More On The E2
So like I said in a previous post, the “stereochemistry” of the E2 reaction is “anti”. That means that whenever were doing an elimination through the E2 pathway, the hydrogen we’re removing is anti (180 degrees) to the orientation of the leaving group.
So what does that actually mean? Let’s look at a concrete example: cyclohexane rings.
As you know, groups attached to a cyclohexane ring can exist in one of two positions: the axial position (in which it points straight up or down) or in the equatorial position (where it points “somewhat up” or “somewhat down”)..
Look at bromine when it’s in the equatorial position, below. What do you notice? (hint: look at the red bonds)
No matter what, there’s no way a hydrogen can align itself “anti” to the C-Br bond.Therefore elimination cannot occur.

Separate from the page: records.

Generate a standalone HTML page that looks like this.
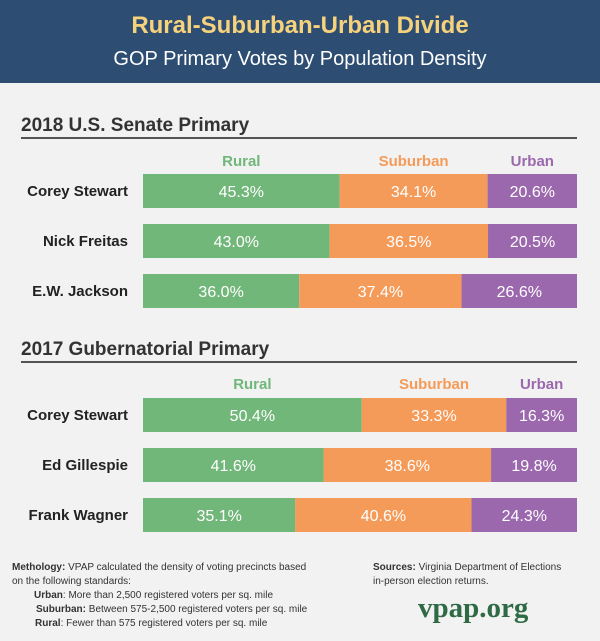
<!DOCTYPE html>
<html><head><meta charset="utf-8"><style>
body{margin:0;width:600px;height:641px;background:#f1f2f1;font-family:"Liberation Sans",sans-serif;overflow:hidden;position:relative}
.hdr{position:absolute;left:0;top:0;width:600px;height:83px;background:#2d4e72}
.t1{position:absolute;top:12px;width:600px;text-align:center;color:#f7d27c;font-size:24px;font-weight:bold}
.t2{position:absolute;top:48px;width:600px;text-align:center;color:#fff;font-size:20px}
.sec{position:absolute;left:21px;font-size:19px;color:#333;font-weight:bold}
.rule{position:absolute;left:21px;width:556px;height:2px;background:#555}
.foot{position:absolute;font-size:10px;color:#333;line-height:14px;white-space:nowrap}
</style></head><body>
<div class="hdr">
<div class="t1">Rural-Suburban-Urban Divide</div>
<div class="t2">GOP Primary Votes by Population Density</div>
</div>
<div class="sec" style="top:115px">2018 U.S. Senate Primary</div>
<div class="rule" style="top:137px"></div>
<div class="sec" style="top:339px">2017 Gubernatorial Primary</div>
<div class="rule" style="top:361px"></div>
<svg id="chart" width="600" height="641" style="position:absolute;left:0;top:0"></svg>
<div class="foot" style="left:12px;top:561px"><b>Methology:</b> VPAP calculated the density of voting precincts based<br>on the following standards:<br>
<span style="padding-left:22px"><b>Urban</b>: More than 2,500 registered voters per sq. mile</span><br>
<span style="padding-left:24px"><b>Suburban:</b> Between 575-2,500 registered voters per sq. mile</span><br>
<span style="padding-left:23px"><b>Rural</b>: Fewer than 575 registered voters per sq. mile</span></div>
<div class="foot" style="left:373px;top:561px"><b>Sources:</b> Virginia Department of Elections<br>in-person election returns.</div>
<div style="position:absolute;left:418px;top:592px;font-family:'Liberation Serif',serif;font-weight:bold;font-size:29px;color:#2e6b45">vpap.org</div>
<script>
const senateNames=["Corey Stewart","Nick Freitas","E.W. Jackson"];
const senateRural=[45.3,43.0,36.0];
const senateSuburban=[34.1,36.5,37.4];
const senateUrban=[20.6,20.5,26.6];
const govNames=["Corey Stewart","Ed Gillespie","Frank Wagner"];
const govRural=[50.4,41.6,35.1];
const govSuburban=[33.3,38.6,40.6];
const govUrban=[16.3,19.8,24.3];
const categories=["Rural","Suburban","Urban"];
const colors=["#72b77a","#f59b59","#9b67ad"];
const svg=document.getElementById('chart');
const NS="http://www.w3.org/2000/svg";
const X0=143,W=434,BH=34;
const xs=v=>v/100*W;
function mk(tag,a){const e=document.createElementNS(NS,tag);for(const k in a)e.setAttribute(k,a[k]);svg.appendChild(e);return e;}
function draw(names,r,s,u,headY,rowY){
  const series=[r,s,u];
  names.forEach((n,i)=>{
    const y=rowY+i*50;
    const t=mk('text',{x:128,y:y+BH/2+5,'text-anchor':'end','font-size':15,'font-weight':'bold',fill:'#222','font-family':'Liberation Sans'});
    
    
    t.textContent=n;
    let x=X0;
    series.forEach((ser,j)=>{
      const w=xs(ser[i]);
      const rc=mk('rect',{x:x,y:y,width:w,height:BH,fill:colors[j]});
      
      
      const lt=mk('text',{x:x+w/2,y:y+BH/2+6,'text-anchor':'middle','font-size':16,fill:'#fff','font-family':'Liberation Sans'});
      
      
      lt.textContent=ser[i].toFixed(1)+'%';
      if(i===0){
        const h=mk('text',{x:x+w/2,y:headY,'text-anchor':'middle','font-size':15,'font-weight':'bold',fill:colors[j],'font-family':'Liberation Sans'});
        
        
        h.textContent=categories[j];
      }
      x+=w;
    });
  });
}
draw(senateNames,senateRural,senateSuburban,senateUrban,166,174);
draw(govNames,govRural,govSuburban,govUrban,389,398);
</script>
</body></html>
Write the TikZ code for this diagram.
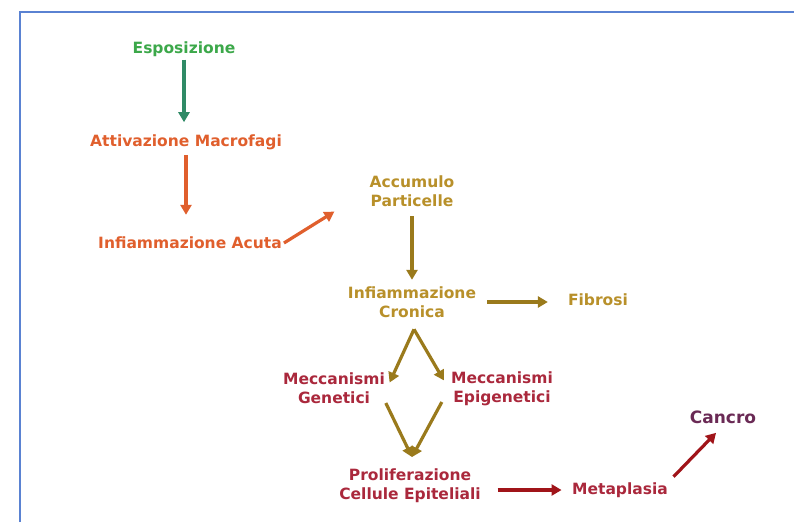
\documentclass[tikz,border=0pt]{standalone}
\usepackage{fontspec}
\setmainfont{DejaVu Sans}
\usetikzlibrary{arrows.meta,positioning}
\definecolor{espgreen}{HTML}{3CA84A}
\definecolor{espteal}{HTML}{2F8A66}
\definecolor{acuteorange}{HTML}{E05F2D}
\definecolor{chronolive}{HTML}{B8902A}
\definecolor{chronarrow}{HTML}{9A7A1C}
\definecolor{mechred}{HTML}{AA283C}
\definecolor{mecharrow}{HTML}{A01419}
\definecolor{cancerplum}{HTML}{6A2A55}
\definecolor{frameblue}{HTML}{5A82D2}
\newcommand{\FlowTextSize}{15.5}

\begin{document}
\begin{tikzpicture}[x=1pt, y=-1pt,
		stage/.style={font=\bfseries\fontsize{\FlowTextSize}{19}\selectfont, align=center, inner sep=2pt},
		flow/.style={line width=3.2pt, -{Triangle[length=10pt,width=11pt]}}]
		\useasboundingbox (0,0) rectangle (794,522);
		\draw [frameblue, line width=1.5pt] (20,522) -- (20,12) -- (794,12);
		% stages of the process
		\node [stage, text=espgreen] (esp) at (184,49) {Esposizione};
		\node [stage, text=acuteorange] (att) at (186,142) {Attivazione Macrofagi};
		\node [stage, text=acuteorange] (acuta) at (190,243) {Infiammazione Acuta};
		\node [stage, text=chronolive] (accum) at (412,191) {Accumulo\\Particelle};
		\node [stage, text=chronolive] (cron) at (412,302) {Infiammazione\\Cronica};
		\node [stage, text=chronolive] (fib) at (598,300) {Fibrosi};
		\node [stage, text=mechred] (gen) at (334,388) {Meccanismi\\Genetici};
		\node [stage, text=mechred] (epi) at (502,389) {Meccanismi\\Epigenetici};
		\node [stage, text=mechred] (prol) at (410,485.5) {Proliferazione\\Cellule Epiteliali};
		\node [stage, text=mechred] (meta) at (620,490) {Metaplasia};
		\node [stage, text=cancerplum, font=\bfseries\fontsize{17}{19}\selectfont] (canc) at (723,417) {Cancro};
		% arrows
		\draw [flow, espteal, shorten <=1pt, shorten >=10pt] (esp.south) -- (esp.south |- att.north);
		\draw [flow, acuteorange, shorten <=3pt, shorten >=20pt] (att.south) -- (att.south |- acuta.north);
		\draw [flow, acuteorange, shorten >=39pt] (acuta.east) -- (accum.west);
		\draw [flow, chronarrow, shorten <=7.5pt, shorten >=4.5pt] (accum.south) -- (cron.north);
		\draw [flow, chronarrow, shorten <=9pt, shorten >=18pt] (cron.east) -- (cron.east -| fib.west);
		\draw [flow, chronarrow, shorten >=6pt] ([xshift=2pt, yshift=-9.6pt]cron.south) -- (gen.east);
		\draw [flow, chronarrow, shorten >=10pt] ([xshift=2pt, yshift=-9.6pt]cron.south) -- (epi.west);
		\draw [flow, chronarrow, shorten <=-3pt] (gen.south east) -- ([xshift=2pt, yshift=9.25pt]prol.north);
		\draw [flow, chronarrow, shorten <=14.8pt] (epi.west) -- ([xshift=2pt, yshift=9.25pt]prol.north);
		\draw [flow, mecharrow, shorten <=14.7pt, shorten >=8.4pt] (prol.east |- meta.west) -- (meta.west);
		\draw [flow, mecharrow, shorten <=5pt, shorten >=10pt] (meta.north east) -- (canc.south);
\end{tikzpicture}
\end{document}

Compare that to the situation where Br is axial. In this case, we see that there are two C-H bonds that are “anti” to the C-Br bond, and therefore elimination can occur here.
That’s the first big lesson here. Eliminations on a cyclohexane can only occur when the leaving group is axial.
OK. Let’s look at a slightly different situation.
Look at this molecule: trans-1-bromo-2-methylcyclohexane. What elimination reactions can it undergo?
Well, first, we draw it in a chair so that the bromine is axial.
Now let’s look at the possibilities.
- In order to form a double bond, we MUST remove a proton from the carbon next door to the Br (either a or c)
- Furthermore, the H that we remove must be *anti* to the leaving group.
- So since our Br is axial, down – the H that we remove must be axial, up.
- BUUUUT, when we compare the “axial, up” positions of carbons A and C, only C has a proton there. On carbon A, there’s a CH3 – which can’t be removed.
- So….. the elimination can ONLY occur between B and C. That means that we can ONLY form the product shown, because there’s no way to have an “anti” arrangement of the H on carbonA with the Br on carbon B.
[The “short cut” for figuring this out without drawing the chair, would be to notice that Br is a dash, and then EXAMINE carbon A and carbon C for a hydrogen that would be a wedge. Since we see that there is a “wedge” CH3 on carbon A, we rule out forming the alkene here.]
I can pretty much guarantee you’ll be asked to answer a question like this at some point. The E2 reaction is one of the most testable reactions you’ll learn. It incorporates so many components of all the concepts we’ve learned already. Learn it well…. and practice!